Abstract

Two major problems related the unsupervised analysis of gene expression data are represented by the accuracy and reliability of the discovered clusters, and by the biological fact that the boundaries between classes of patients or classes of functionally related genes are sometimes not clearly defined. The main goal of this work consists in the exploration of new strategies and in the development of new clustering methods to improve the accuracy and robustness of clustering results, taking into account the uncertainty underlying the assignment of examples to clusters in the context of gene expression data analysis. We propose a fuzzy ensemble clustering approach both to improve the accuracy of clustering results and to take into account the inherent fuzziness of biological and bio-medical gene expression data. We applied random projections that obey the Johnson-Lindenstrauss lemma to obtain several instances of lower dimensional gene expression data from the original high-dimensional ones, approximately preserving the information and the metric structure of the original data. Then we adopt a double fuzzy approach to obtain a consensus ensemble clustering, by first applying a fuzzy k-means algorithm to the different instances of the projected low-dimensional data and then by using a fuzzy t-norm to combine the multiple clusterings. Several variants of the fuzzy ensemble clustering algorithms are proposed, according to different techniques to combine the base clusterings and to obtain the final consensus clustering.
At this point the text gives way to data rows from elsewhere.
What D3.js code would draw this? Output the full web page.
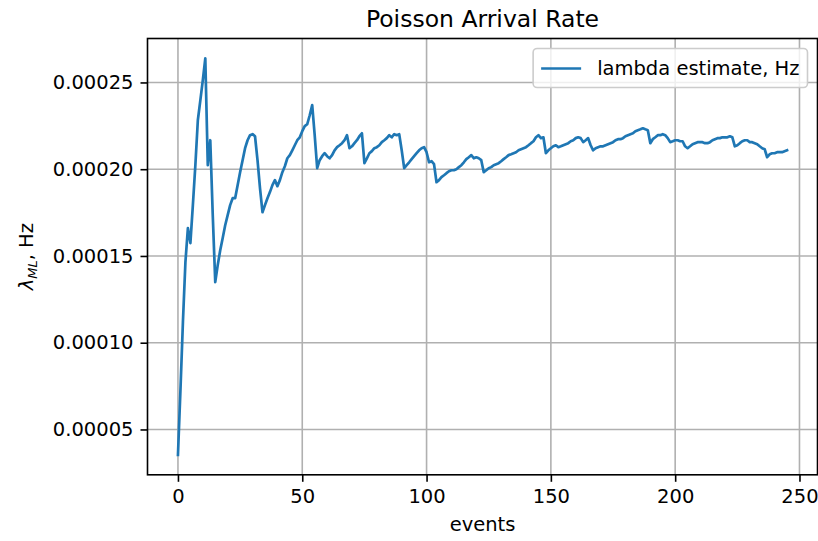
<!DOCTYPE html>
<html><head><meta charset="utf-8">
<script src="https://cdn.jsdelivr.net/npm/d3@7"></script>
<style>body{margin:0;background:#fff}svg{display:block}text{font-family:"DejaVu Sans",sans-serif;fill:#000}</style>
</head><body><svg id="c" width="818" height="541"></svg>
<script>
// λ_ML estimate (Hz) after each event
const lambdaEstimate = [
3.53e-5,7.27e-5,1.119e-4,1.464e-4,1.660e-4,1.574e-4,1.793e-4,2.023e-4,2.282e-4,2.397e-4,
2.513e-4,2.639e-4,2.023e-4,2.167e-4,1.735e-4,1.349e-4,1.447e-4,1.533e-4,1.603e-4,1.677e-4,
1.735e-4,1.793e-4,1.833e-4,1.833e-4,1.908e-4,1.983e-4,2.052e-4,2.121e-4,2.167e-4,2.196e-4,
2.202e-4,2.190e-4,2.052e-4,1.891e-4,1.752e-4,1.793e-4,1.833e-4,1.868e-4,1.908e-4,1.937e-4,
1.902e-4,1.937e-4,1.983e-4,2.017e-4,2.063e-4,2.081e-4,2.109e-4,2.138e-4,2.167e-4,2.184e-4,
2.219e-4,2.248e-4,2.259e-4,2.311e-4,2.369e-4,2.196e-4,2.006e-4,2.052e-4,2.075e-4,2.092e-4,
2.075e-4,2.063e-4,2.081e-4,2.109e-4,2.127e-4,2.138e-4,2.150e-4,2.167e-4,2.196e-4,2.121e-4,
2.132e-4,2.150e-4,2.167e-4,2.190e-4,2.207e-4,2.035e-4,2.063e-4,2.092e-4,2.104e-4,2.121e-4,
2.127e-4,2.138e-4,2.156e-4,2.167e-4,2.179e-4,2.196e-4,2.184e-4,2.202e-4,2.196e-4,2.202e-4,
2.109e-4,2.006e-4,2.023e-4,2.040e-4,2.058e-4,2.075e-4,2.092e-4,2.109e-4,2.121e-4,2.127e-4,
2.098e-4,2.040e-4,2.046e-4,2.029e-4,1.925e-4,1.937e-4,1.954e-4,1.965e-4,1.977e-4,1.988e-4,
1.994e-4,1.994e-4,2.000e-4,2.012e-4,2.023e-4,2.040e-4,2.058e-4,2.069e-4,2.081e-4,2.063e-4,
2.069e-4,2.063e-4,2.052e-4,1.983e-4,1.994e-4,2.006e-4,2.012e-4,2.023e-4,2.029e-4,2.035e-4,
2.046e-4,2.058e-4,2.069e-4,2.081e-4,2.086e-4,2.092e-4,2.098e-4,2.109e-4,2.115e-4,2.121e-4,
2.127e-4,2.138e-4,2.150e-4,2.161e-4,2.184e-4,2.196e-4,2.179e-4,2.184e-4,2.092e-4,2.109e-4,
2.121e-4,2.132e-4,2.138e-4,2.127e-4,2.132e-4,2.138e-4,2.144e-4,2.150e-4,2.161e-4,2.167e-4,
2.179e-4,2.184e-4,2.179e-4,2.156e-4,2.167e-4,2.179e-4,2.138e-4,2.109e-4,2.121e-4,2.127e-4,
2.132e-4,2.132e-4,2.138e-4,2.144e-4,2.150e-4,2.156e-4,2.167e-4,2.173e-4,2.173e-4,2.179e-4,
2.190e-4,2.196e-4,2.202e-4,2.207e-4,2.219e-4,2.225e-4,2.230e-4,2.236e-4,2.230e-4,2.225e-4,
2.150e-4,2.173e-4,2.184e-4,2.196e-4,2.196e-4,2.202e-4,2.196e-4,2.179e-4,2.156e-4,2.161e-4,
2.167e-4,2.167e-4,2.161e-4,2.161e-4,2.132e-4,2.121e-4,2.132e-4,2.144e-4,2.150e-4,2.156e-4,
2.156e-4,2.156e-4,2.150e-4,2.150e-4,2.156e-4,2.167e-4,2.173e-4,2.179e-4,2.179e-4,2.184e-4,
2.184e-4,2.184e-4,2.190e-4,2.184e-4,2.132e-4,2.138e-4,2.150e-4,2.161e-4,2.167e-4,2.167e-4,
2.156e-4,2.156e-4,2.150e-4,2.144e-4,2.132e-4,2.121e-4,2.115e-4,2.069e-4,2.086e-4,2.092e-4,
2.092e-4,2.098e-4,2.098e-4,2.098e-4,2.104e-4,2.109e-4
];
const xTicks = [0, 50, 100, 150, 200, 250];
const yTicks = [0.00005, 0.00010, 0.00015, 0.00020, 0.00025];
const yTickLabels = ["0.00005", "0.00010", "0.00015", "0.00020", "0.00025"];
const titleText = "Poisson Arrival Rate";
const xLabel = "events";
const legendLabel = "lambda estimate, Hz";

const svg = d3.select("#c");
const L = 147.5, R = 817.5, T = 38.5, B = 474.8;
const n = lambdaEstimate.length - 1;
const xm = n * 0.05;
const x = d3.scaleLinear().domain([-xm, n + xm]).range([L, R]);
const [ymin, ymax] = d3.extent(lambdaEstimate);
const ym = (ymax - ymin) * 0.05;
const y = d3.scaleLinear().domain([ymin - ym, ymax + ym]).range([B, T]);

// grid
const g = svg.append("g");
g.selectAll(".gx").data(xTicks).join("line")
  .attr("x1", d => x(d)).attr("x2", d => x(d)).attr("y1", T).attr("y2", B)
  .attr("stroke", "#b0b0b0").attr("stroke-width", 1.6);
g.selectAll(".gy").data(yTicks).join("line")
  .attr("x1", L).attr("x2", R).attr("y1", d => y(d)).attr("y2", d => y(d))
  .attr("stroke", "#b0b0b0").attr("stroke-width", 1.6);

// line
svg.append("path").datum(lambdaEstimate)
  .attr("fill", "none").attr("stroke", "#1f77b4").attr("stroke-width", 2.7)
  .attr("stroke-linejoin", "round").attr("stroke-linecap", "square")
  .attr("d", d3.line().x((d, i) => x(i)).y(d => y(d)));

// axes
const xAxis = svg.append("g").attr("transform", `translate(0,${B})`)
  .call(d3.axisBottom(x).tickValues(xTicks).tickSize(7).tickPadding(7).tickFormat(d3.format("d")));
const yAxis = svg.append("g").attr("transform", `translate(${L},0)`)
  .call(d3.axisLeft(y).tickValues(yTicks).tickSize(7).tickPadding(7).tickFormat((d, i) => yTickLabels[i]));
[xAxis, yAxis].forEach(a => {
  a.select(".domain").remove();
  a.selectAll(".tick line").attr("stroke", "#000").attr("stroke-width", 1.6);
  a.selectAll(".tick text").attr("font-size", 19.5).attr("font-family", "DejaVu Sans").attr("fill", "#000");
});

// spines
svg.append("rect").attr("x", L).attr("y", T).attr("width", R - L).attr("height", B - T)
  .attr("fill", "none").attr("stroke", "#000").attr("stroke-width", 1.6);

// title and labels
svg.append("text").attr("x", (L + R) / 2).attr("y", 27).attr("text-anchor", "middle")
  .attr("font-size", 23.5).text(titleText);
svg.append("text").attr("x", (L + R) / 2).attr("y", 531).attr("text-anchor", "middle")
  .attr("font-size", 19.5).text(xLabel);
const yl = svg.append("text").attr("transform", `translate(33,${(T + B) / 2}) rotate(-90)`)
  .attr("text-anchor", "middle").attr("font-size", 19.5);
yl.append("tspan").attr("font-style", "italic").text("λ");
yl.append("tspan").attr("font-style", "italic").attr("font-size", 13).attr("dy", 4).text("ML");
yl.append("tspan").attr("dy", -4).text(", Hz");

// legend
const lgR = R - 10, lgT = T + 10;
const lg = svg.append("g");
const lt = lg.append("text").attr("font-size", 19.5).attr("text-anchor", "end")
  .attr("x", lgR - 8).attr("y", lgT + 8 + 18.5).text(legendLabel);
const tw = lt.node().getComputedTextLength();
const textLeft = lgR - 8 - tw;
const boxL = textLeft - 16 - 40 - 8;
lg.insert("rect", "text").attr("x", boxL).attr("y", lgT).attr("width", lgR - boxL).attr("height", 39)
  .attr("rx", 4).attr("fill", "#fff").attr("fill-opacity", 0.8).attr("stroke", "#cccccc").attr("stroke-width", 1.6);
lg.append("line").attr("x1", textLeft - 16 - 40).attr("x2", textLeft - 16)
  .attr("y1", lgT + 8 + 12).attr("y2", lgT + 8 + 12)
  .attr("stroke", "#1f77b4").attr("stroke-width", 2.7);
</script></body></html>
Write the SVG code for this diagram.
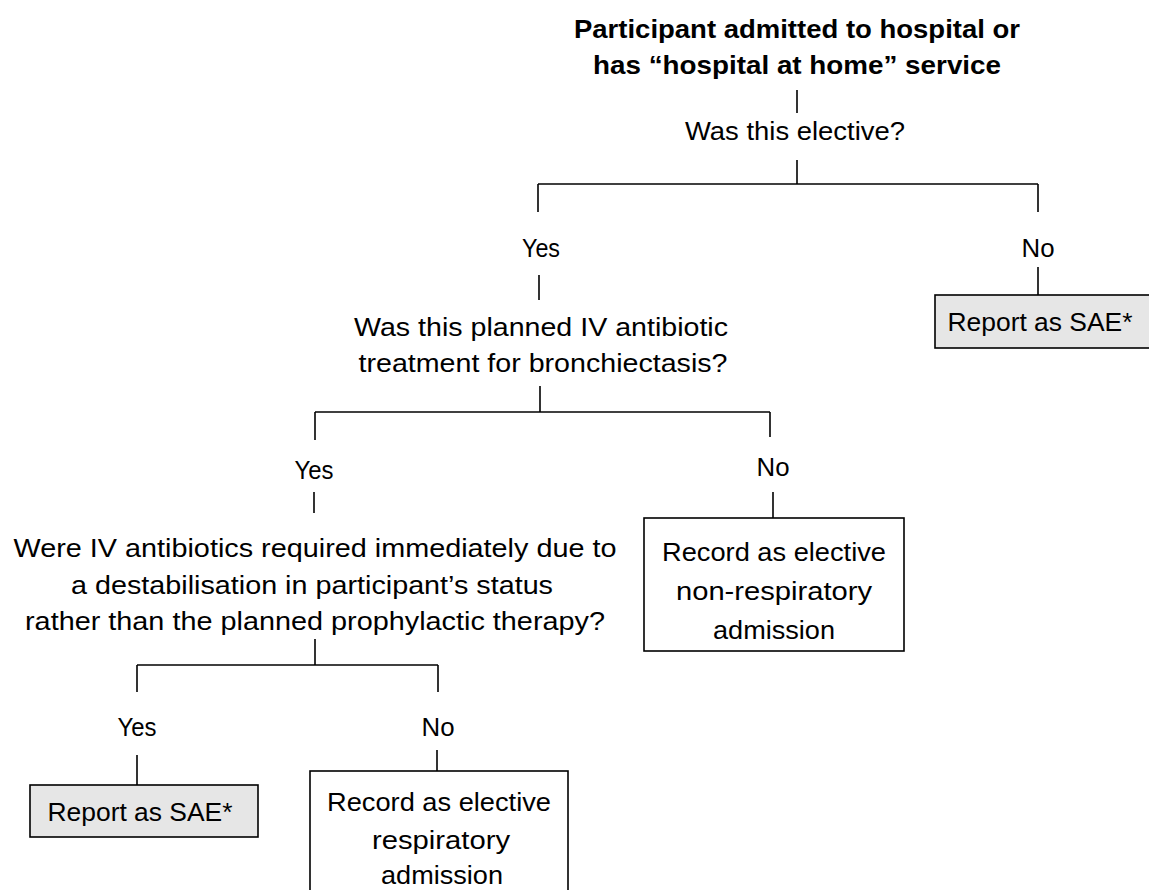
<svg xmlns="http://www.w3.org/2000/svg" width="1149" height="890" viewBox="0 0 1149 890">
<style>
text{font-family:"Liberation Sans",Arial,sans-serif;font-size:26px;fill:#000;text-anchor:middle}
.b{font-weight:bold}
.c line{stroke:#000;stroke-width:1.6}
.box{stroke:#000;stroke-width:1.6;fill:#fff}
.g{fill:#e6e6e6}
</style>
<rect width="1149" height="890" fill="#fff"/>
<g class="c" id="connectors">
<line x1="797" y1="90" x2="797" y2="113"/>
<line x1="797" y1="160" x2="797" y2="184"/>
<line x1="538" y1="184" x2="1038" y2="184"/>
<line x1="538" y1="184" x2="538" y2="212"/>
<line x1="1038" y1="184" x2="1038" y2="212"/>
<line x1="539" y1="275" x2="539" y2="300"/>
<line x1="1038" y1="267" x2="1038" y2="295"/>
<line x1="540" y1="386" x2="540" y2="412"/>
<line x1="315" y1="412" x2="770" y2="412"/>
<line x1="315" y1="412" x2="315" y2="440"/>
<line x1="770" y1="412" x2="770" y2="437"/>
<line x1="314" y1="492" x2="314" y2="513"/>
<line x1="773" y1="492" x2="773" y2="518"/>
<line x1="315" y1="639" x2="315" y2="665"/>
<line x1="137" y1="665" x2="438" y2="665"/>
<line x1="137" y1="665" x2="137" y2="692"/>
<line x1="438" y1="665" x2="438" y2="692"/>
<line x1="137" y1="755" x2="137" y2="785"/>
<line x1="437" y1="750" x2="437" y2="771"/>
</g>
<g id="start">
<text class="b" x="797" y="38" textLength="446" lengthAdjust="spacingAndGlyphs">Participant admitted to hospital or</text>
<text class="b" x="797" y="74" textLength="408" lengthAdjust="spacingAndGlyphs">has “hospital at home” service</text>
</g>
<g id="q1"><text x="795" y="140" textLength="220" lengthAdjust="spacingAndGlyphs">Was this elective?</text></g>
<g id="yes1"><text x="541" y="257" textLength="38" lengthAdjust="spacingAndGlyphs">Yes</text></g>
<g id="no1"><text x="1038" y="257" textLength="33" lengthAdjust="spacingAndGlyphs">No</text></g>
<g id="sae1">
<rect class="box g" x="935" y="295" width="220" height="53"/>
<text x="1040" y="331" textLength="185" lengthAdjust="spacingAndGlyphs">Report as SAE*</text>
</g>
<g id="q2">
<text x="541" y="336" textLength="374" lengthAdjust="spacingAndGlyphs">Was this planned IV antibiotic</text>
<text x="543" y="372" textLength="369" lengthAdjust="spacingAndGlyphs">treatment for bronchiectasis?</text>
</g>
<g id="yes2"><text x="314" y="479" textLength="39" lengthAdjust="spacingAndGlyphs">Yes</text></g>
<g id="no2"><text x="773" y="476" textLength="33" lengthAdjust="spacingAndGlyphs">No</text></g>
<g id="nonresp">
<rect class="box" x="644" y="518" width="260" height="133"/>
<text x="774" y="561" textLength="224" lengthAdjust="spacingAndGlyphs">Record as elective</text>
<text x="774" y="600" textLength="196" lengthAdjust="spacingAndGlyphs">non-respiratory</text>
<text x="774" y="639" textLength="122" lengthAdjust="spacingAndGlyphs">admission</text>
</g>
<g id="q3">
<text x="315" y="557" textLength="603" lengthAdjust="spacingAndGlyphs">Were IV antibiotics required immediately due to</text>
<text x="312" y="594" textLength="482" lengthAdjust="spacingAndGlyphs">a destabilisation in participant’s status</text>
<text x="315" y="630" textLength="580" lengthAdjust="spacingAndGlyphs">rather than the planned prophylactic therapy?</text>
</g>
<g id="yes3"><text x="137" y="736" textLength="39" lengthAdjust="spacingAndGlyphs">Yes</text></g>
<g id="no3"><text x="438" y="736" textLength="33" lengthAdjust="spacingAndGlyphs">No</text></g>
<g id="sae2">
<rect class="box g" x="30" y="785" width="228" height="52"/>
<text x="140" y="821" textLength="185" lengthAdjust="spacingAndGlyphs">Report as SAE*</text>
</g>
<g id="resp">
<rect class="box" x="310" y="771" width="258" height="130"/>
<text x="439" y="811" textLength="224" lengthAdjust="spacingAndGlyphs">Record as elective</text>
<text x="441" y="849" textLength="138" lengthAdjust="spacingAndGlyphs">respiratory</text>
<text x="442" y="884" textLength="122" lengthAdjust="spacingAndGlyphs">admission</text>
</g>
</svg>
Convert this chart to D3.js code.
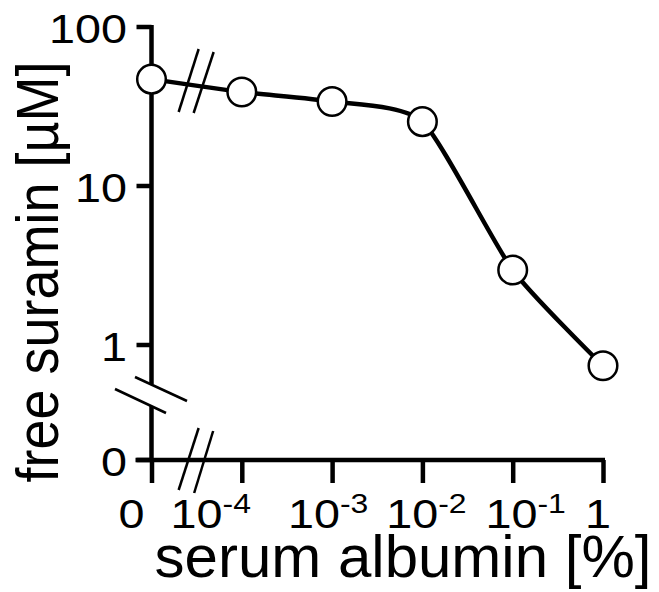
<!DOCTYPE html>
<html>
<head>
<meta charset="utf-8">
<title>free suramin vs serum albumin</title>
<script src="https://cdn.jsdelivr.net/npm/d3@7"></script>
<style>
  body { margin: 0; background: #fff; }
  text { font-family: "Liberation Sans", Arial, Helvetica, sans-serif; fill: #000; }
</style>
</head>
<body>
<script>
  // data
  var albumin = [0, 1e-4, 1e-3, 1e-2, 1e-1, 1];          // serum albumin [%]
  var suramin = [47, 39, 34, 25.4, 2.96, 0.74];         // free suramin [uM]

  var xTickBase = ["0", "10", "10", "10", "10", "1"];
  var xTickSup  = ["",  "-4", "-3", "-2", "-1", ""];
  var yTicks = [0, 1, 10, 100];
  var yTickLabels = ["0", "1", "10", "100"];

  var width = 659, height = 592;
  var yZero = 460;           // where 0 sits below the broken log axis
  var xLabelNudge = [-20, -31, -4, 4, 13, -5];

  var svg = d3.select("body").append("svg")
    .attr("width", width).attr("height", height);

  // 0 is drawn one decade left of 1e-4 (axis is broken there)
  var x = d3.scaleLog().domain([1e-5, 1]).range([151.5, 603]);
  var y = d3.scaleLog().domain([1, 100]).range([345, 27]);
  function xPos(v) { return x(v === 0 ? 1e-5 : v); }
  function yPos(v) { return v === 0 ? yZero : y(v); }

  var axisX = xPos(0);

  // x axis
  svg.append("line")
    .attr("x1", axisX - 16).attr("x2", xPos(1) + 2)
    .attr("y1", yZero).attr("y2", yZero)
    .attr("stroke", "#000").attr("stroke-width", 4.5);

  var xAxis = d3.axisBottom(x)
    .tickValues(albumin.map(function(d) { return d === 0 ? 1e-5 : d; }))
    .tickSize(23).tickSizeOuter(0).tickFormat("");
  var gx = svg.append("g").attr("transform", "translate(0," + yZero + ")").call(xAxis);
  gx.select(".domain").remove();
  gx.selectAll(".tick line").attr("stroke", "#000").attr("stroke-width", 4.5);

  // x tick labels with superscripts
  var xl = svg.append("g").selectAll("g")
    .data(albumin)
    .enter().append("g")
    .attr("transform", function(d, i) {
      return "translate(" + (xPos(d) + xLabelNudge[i]) + ",528) scale(1.14,1)";
    })
    .append("text")
    .attr("text-anchor", "middle")
    .attr("font-size", "41px");
  xl.append("tspan").text(function(d, i) { return xTickBase[i]; });
  xl.append("tspan")
    .attr("font-size", "28px")
    .attr("dy", -15)
    .text(function(d, i) { return xTickSup[i]; });

  // y axis (broken between 1 and 0)
  svg.append("line")
    .attr("x1", axisX).attr("x2", axisX)
    .attr("y1", y(100) - 2).attr("y2", 384)
    .attr("stroke", "#000").attr("stroke-width", 4.5);
  svg.append("line")
    .attr("x1", axisX).attr("x2", axisX)
    .attr("y1", 406).attr("y2", yZero)
    .attr("stroke", "#000").attr("stroke-width", 4.5);

  svg.append("g").selectAll("line")
    .data(yTicks)
    .enter().append("line")
    .attr("x1", axisX - 15).attr("x2", axisX)
    .attr("y1", function(d) { return yPos(d); })
    .attr("y2", function(d) { return yPos(d); })
    .attr("stroke", "#000").attr("stroke-width", 4.5);

  svg.append("g").selectAll("g")
    .data(yTicks)
    .enter().append("g")
    .attr("transform", function(d) { return "translate(127," + (yPos(d) + 16) + ") scale(1.14,1)"; })
    .append("text")
    .attr("text-anchor", "end")
    .attr("font-size", "41px")
    .text(function(d, i) { return yTickLabels[i]; });

  // break marks
  function slash(cx, cy, hx, hy) {
    svg.append("line")
      .attr("x1", cx - hx).attr("y1", cy - hy)
      .attr("x2", cx + hx).attr("y2", cy + hy)
      .attr("stroke", "#000").attr("stroke-width", 2.5);
  }
  var bx = (xPos(0) + xPos(1e-4)) / 2;
  slash(bx - 8, yZero - 1, 10, -31);
  slash(bx + 7, yZero + 2, 9.5, -31);
  slash(axisX + 9.5, 389, 26, 12);
  slash(axisX - 11, 401, 25.5, 12);

  // data line
  var pts = albumin.map(function(d, i) { return [xPos(d), yPos(suramin[i])]; });
  svg.append("path")
    .datum(pts)
    .attr("fill", "none")
    .attr("stroke", "#000")
    .attr("stroke-width", 4.5)
    .attr("d", d3.line().curve(d3.curveCardinal.tension(0.4)));

  slash(bx - 8, 80.5, 10, -31.5);
  slash(bx + 7, 82.5, 10, -30.5);

  svg.append("g").selectAll("circle")
    .data(pts)
    .enter().append("circle")
    .attr("cx", function(d) { return d[0]; })
    .attr("cy", function(d) { return d[1]; })
    .attr("r", 14.3)
    .attr("fill", "#fff")
    .attr("stroke", "#000")
    .attr("stroke-width", 2.5);

  // axis titles
  svg.append("text")
    .attr("x", 403).attr("y", 577)
    .attr("text-anchor", "middle")
    .attr("font-size", "60px")
    .text("serum albumin [%]");

  svg.append("g")
    .attr("transform", "translate(58,272) rotate(-90) scale(0.9,1)")
    .append("text")
    .attr("text-anchor", "middle")
    .attr("font-size", "60px")
    .text("free suramin [µM]");
</script>
</body>
</html>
We applied our proposed fuzzy ensemble methods to the gene expression analysis of leukemia, lymphoma, adenocarcinoma and melanoma patients, and we compared the results with other state of the art ensemble methods. Results show that in some cases, taking into account the natural fuzziness of the data, we can improve the discovery of classes of patients defined at bio-molecular level. The reduction of the dimension of the data, achieved through random projections techniques, is well-suited to the characteristics of high-dimensional gene expression data, thus resulting in improved performance with respect to single fuzzy k-means and with respect to ensemble methods based on resampling techniques. Moreover, we show that the analysis of the accuracy and diversity of the base fuzzy clusterings can be useful to explain the advantages and the limitations of the proposed fuzzy ensemble approach.